▶ **Problem to work on**
Omit pictures and quote the listing below line by line, from its start through the line that holds "import seaborn as sns".

▶ **Recorded information**
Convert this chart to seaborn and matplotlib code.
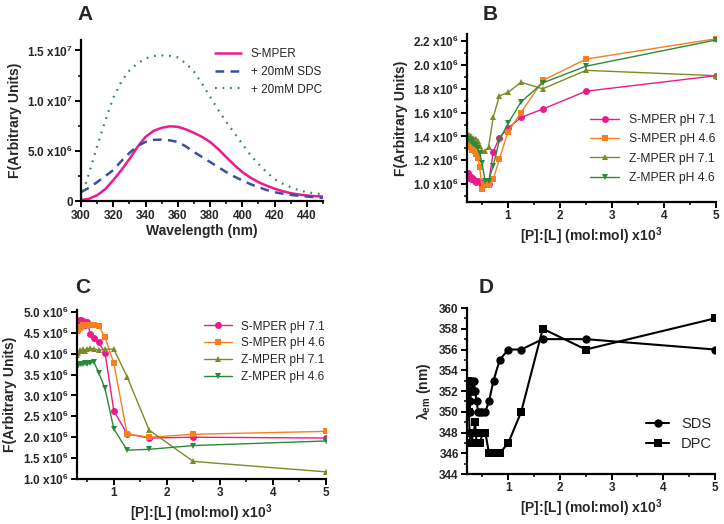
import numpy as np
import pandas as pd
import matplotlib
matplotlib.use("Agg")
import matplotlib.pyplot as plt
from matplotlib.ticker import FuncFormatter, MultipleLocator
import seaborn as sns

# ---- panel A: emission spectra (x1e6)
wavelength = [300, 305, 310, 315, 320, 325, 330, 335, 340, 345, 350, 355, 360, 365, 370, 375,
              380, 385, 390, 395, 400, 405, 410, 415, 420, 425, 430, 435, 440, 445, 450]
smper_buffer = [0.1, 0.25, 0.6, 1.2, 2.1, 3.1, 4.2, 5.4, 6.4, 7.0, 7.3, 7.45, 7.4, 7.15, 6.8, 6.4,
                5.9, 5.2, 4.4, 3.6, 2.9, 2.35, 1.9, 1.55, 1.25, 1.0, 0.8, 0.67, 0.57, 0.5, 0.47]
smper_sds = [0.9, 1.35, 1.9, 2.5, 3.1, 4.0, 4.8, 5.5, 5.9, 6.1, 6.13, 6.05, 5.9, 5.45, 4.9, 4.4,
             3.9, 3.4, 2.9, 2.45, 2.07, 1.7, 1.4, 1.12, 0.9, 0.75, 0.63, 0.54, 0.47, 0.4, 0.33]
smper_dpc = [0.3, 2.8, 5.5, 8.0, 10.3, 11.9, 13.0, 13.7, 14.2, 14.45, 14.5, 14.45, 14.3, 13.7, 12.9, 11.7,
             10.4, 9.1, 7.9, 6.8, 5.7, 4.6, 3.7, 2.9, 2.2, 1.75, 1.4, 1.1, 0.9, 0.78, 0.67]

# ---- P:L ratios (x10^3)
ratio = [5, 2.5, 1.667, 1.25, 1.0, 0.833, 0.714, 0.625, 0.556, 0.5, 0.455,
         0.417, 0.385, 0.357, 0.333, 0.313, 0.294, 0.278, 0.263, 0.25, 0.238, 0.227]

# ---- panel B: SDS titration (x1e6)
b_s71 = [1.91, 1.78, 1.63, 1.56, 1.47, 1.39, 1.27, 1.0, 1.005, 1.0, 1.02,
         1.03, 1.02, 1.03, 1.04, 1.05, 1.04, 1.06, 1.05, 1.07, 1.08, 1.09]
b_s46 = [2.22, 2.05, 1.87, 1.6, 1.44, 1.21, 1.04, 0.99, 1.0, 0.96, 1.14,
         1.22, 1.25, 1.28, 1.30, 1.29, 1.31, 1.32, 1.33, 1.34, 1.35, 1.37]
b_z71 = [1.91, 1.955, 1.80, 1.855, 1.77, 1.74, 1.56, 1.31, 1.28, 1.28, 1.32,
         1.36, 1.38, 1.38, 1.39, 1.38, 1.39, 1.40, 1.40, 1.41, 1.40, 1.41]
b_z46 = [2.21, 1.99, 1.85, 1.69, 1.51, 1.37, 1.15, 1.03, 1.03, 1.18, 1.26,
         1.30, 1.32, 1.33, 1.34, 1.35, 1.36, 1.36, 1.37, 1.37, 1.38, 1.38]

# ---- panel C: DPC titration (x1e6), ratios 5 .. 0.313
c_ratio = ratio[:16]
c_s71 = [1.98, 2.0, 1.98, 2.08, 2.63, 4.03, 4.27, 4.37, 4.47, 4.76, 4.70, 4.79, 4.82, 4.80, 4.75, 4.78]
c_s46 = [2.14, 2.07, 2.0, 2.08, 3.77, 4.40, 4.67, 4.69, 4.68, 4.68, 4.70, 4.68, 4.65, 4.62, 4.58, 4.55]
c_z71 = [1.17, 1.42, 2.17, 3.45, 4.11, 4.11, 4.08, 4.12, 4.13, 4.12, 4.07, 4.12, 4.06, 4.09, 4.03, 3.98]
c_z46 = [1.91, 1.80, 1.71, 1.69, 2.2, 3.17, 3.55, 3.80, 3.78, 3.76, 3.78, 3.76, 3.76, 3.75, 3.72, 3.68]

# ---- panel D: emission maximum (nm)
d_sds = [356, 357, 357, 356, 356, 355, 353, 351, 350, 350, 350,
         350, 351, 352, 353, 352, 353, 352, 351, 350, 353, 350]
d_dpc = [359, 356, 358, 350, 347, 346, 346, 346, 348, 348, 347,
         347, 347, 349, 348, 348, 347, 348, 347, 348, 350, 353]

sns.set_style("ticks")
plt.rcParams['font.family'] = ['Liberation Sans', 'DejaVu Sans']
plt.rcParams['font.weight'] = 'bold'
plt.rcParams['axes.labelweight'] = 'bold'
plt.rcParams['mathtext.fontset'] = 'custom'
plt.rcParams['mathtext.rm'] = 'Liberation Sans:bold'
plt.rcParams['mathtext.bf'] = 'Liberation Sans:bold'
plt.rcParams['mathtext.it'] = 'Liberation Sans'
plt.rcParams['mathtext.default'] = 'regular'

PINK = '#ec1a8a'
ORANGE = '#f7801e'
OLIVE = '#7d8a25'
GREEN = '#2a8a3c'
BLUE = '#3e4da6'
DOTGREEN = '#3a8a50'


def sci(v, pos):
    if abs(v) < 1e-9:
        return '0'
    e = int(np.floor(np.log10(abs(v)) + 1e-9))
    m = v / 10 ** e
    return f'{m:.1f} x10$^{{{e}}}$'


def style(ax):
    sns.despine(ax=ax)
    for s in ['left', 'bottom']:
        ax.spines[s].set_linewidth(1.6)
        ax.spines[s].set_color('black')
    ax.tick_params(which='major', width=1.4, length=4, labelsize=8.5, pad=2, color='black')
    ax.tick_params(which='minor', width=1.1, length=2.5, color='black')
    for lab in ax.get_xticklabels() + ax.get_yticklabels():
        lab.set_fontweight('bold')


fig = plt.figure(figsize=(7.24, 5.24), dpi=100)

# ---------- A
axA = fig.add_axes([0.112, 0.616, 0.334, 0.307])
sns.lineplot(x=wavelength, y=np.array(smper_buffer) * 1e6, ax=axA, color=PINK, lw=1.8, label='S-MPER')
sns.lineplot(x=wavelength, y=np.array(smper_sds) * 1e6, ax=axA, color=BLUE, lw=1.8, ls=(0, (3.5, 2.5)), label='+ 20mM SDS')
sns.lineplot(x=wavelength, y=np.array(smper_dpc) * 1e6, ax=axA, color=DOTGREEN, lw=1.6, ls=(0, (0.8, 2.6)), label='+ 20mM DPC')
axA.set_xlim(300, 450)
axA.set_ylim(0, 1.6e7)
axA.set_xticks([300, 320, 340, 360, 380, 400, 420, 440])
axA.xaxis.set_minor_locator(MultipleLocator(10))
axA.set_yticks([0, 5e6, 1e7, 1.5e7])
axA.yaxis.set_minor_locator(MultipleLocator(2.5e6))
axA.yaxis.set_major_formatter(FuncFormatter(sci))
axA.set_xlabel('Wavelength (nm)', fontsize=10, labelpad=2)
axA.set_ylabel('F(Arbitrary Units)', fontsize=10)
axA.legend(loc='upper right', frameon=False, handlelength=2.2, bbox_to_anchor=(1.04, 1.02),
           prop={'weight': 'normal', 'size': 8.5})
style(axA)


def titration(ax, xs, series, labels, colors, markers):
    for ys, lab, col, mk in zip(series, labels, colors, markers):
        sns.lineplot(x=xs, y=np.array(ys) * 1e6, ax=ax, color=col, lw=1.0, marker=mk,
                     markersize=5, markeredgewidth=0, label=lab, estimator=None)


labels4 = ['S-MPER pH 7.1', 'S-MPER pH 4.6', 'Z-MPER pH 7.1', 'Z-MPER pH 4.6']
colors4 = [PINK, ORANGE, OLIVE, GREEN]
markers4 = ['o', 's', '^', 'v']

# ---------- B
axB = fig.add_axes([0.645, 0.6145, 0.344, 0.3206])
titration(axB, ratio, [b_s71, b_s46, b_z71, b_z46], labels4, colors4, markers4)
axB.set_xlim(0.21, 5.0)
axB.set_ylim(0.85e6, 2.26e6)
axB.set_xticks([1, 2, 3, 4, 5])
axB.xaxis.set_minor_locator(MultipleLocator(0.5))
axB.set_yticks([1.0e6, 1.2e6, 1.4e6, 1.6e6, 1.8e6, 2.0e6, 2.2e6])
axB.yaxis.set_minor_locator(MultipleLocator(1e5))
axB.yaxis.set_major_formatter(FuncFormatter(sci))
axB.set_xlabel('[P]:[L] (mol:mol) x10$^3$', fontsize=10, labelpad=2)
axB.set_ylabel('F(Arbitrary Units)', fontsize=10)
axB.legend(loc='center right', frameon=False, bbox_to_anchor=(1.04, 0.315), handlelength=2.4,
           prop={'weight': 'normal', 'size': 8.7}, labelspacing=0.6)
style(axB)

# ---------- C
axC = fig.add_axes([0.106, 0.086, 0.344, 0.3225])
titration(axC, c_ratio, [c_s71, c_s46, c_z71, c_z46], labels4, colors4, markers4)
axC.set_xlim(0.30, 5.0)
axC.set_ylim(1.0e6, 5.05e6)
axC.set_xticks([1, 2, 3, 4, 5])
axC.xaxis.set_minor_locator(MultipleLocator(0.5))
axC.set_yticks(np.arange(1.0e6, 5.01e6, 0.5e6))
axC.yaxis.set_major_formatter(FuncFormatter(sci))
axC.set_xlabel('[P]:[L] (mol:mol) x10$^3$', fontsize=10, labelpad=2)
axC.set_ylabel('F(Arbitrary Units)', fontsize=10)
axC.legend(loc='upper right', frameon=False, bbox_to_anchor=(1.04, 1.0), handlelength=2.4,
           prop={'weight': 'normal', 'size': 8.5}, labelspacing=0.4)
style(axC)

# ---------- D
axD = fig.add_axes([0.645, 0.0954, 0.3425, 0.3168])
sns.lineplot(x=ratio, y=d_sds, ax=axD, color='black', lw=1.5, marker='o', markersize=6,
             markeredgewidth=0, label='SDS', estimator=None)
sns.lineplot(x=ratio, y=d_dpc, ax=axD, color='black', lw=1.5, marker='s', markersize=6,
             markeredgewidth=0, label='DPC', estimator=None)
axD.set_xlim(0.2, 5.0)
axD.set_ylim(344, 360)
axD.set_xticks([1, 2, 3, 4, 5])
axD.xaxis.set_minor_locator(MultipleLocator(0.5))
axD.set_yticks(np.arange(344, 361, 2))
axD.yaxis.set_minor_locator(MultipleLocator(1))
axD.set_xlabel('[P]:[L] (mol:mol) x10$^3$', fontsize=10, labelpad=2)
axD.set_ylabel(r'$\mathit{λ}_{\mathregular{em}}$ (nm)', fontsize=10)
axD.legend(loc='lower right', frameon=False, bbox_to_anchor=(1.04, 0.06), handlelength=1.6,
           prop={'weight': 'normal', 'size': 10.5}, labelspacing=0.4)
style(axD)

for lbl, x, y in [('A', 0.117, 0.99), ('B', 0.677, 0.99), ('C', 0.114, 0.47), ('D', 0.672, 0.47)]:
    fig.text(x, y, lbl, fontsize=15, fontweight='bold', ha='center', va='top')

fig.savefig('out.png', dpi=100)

▶ **Task response**
Convert this chart to seaborn and matplotlib code.
import numpy as np
import pandas as pd
import matplotlib
matplotlib.use("Agg")
import matplotlib.pyplot as plt
from matplotlib.ticker import FuncFormatter, MultipleLocator
import seaborn as sns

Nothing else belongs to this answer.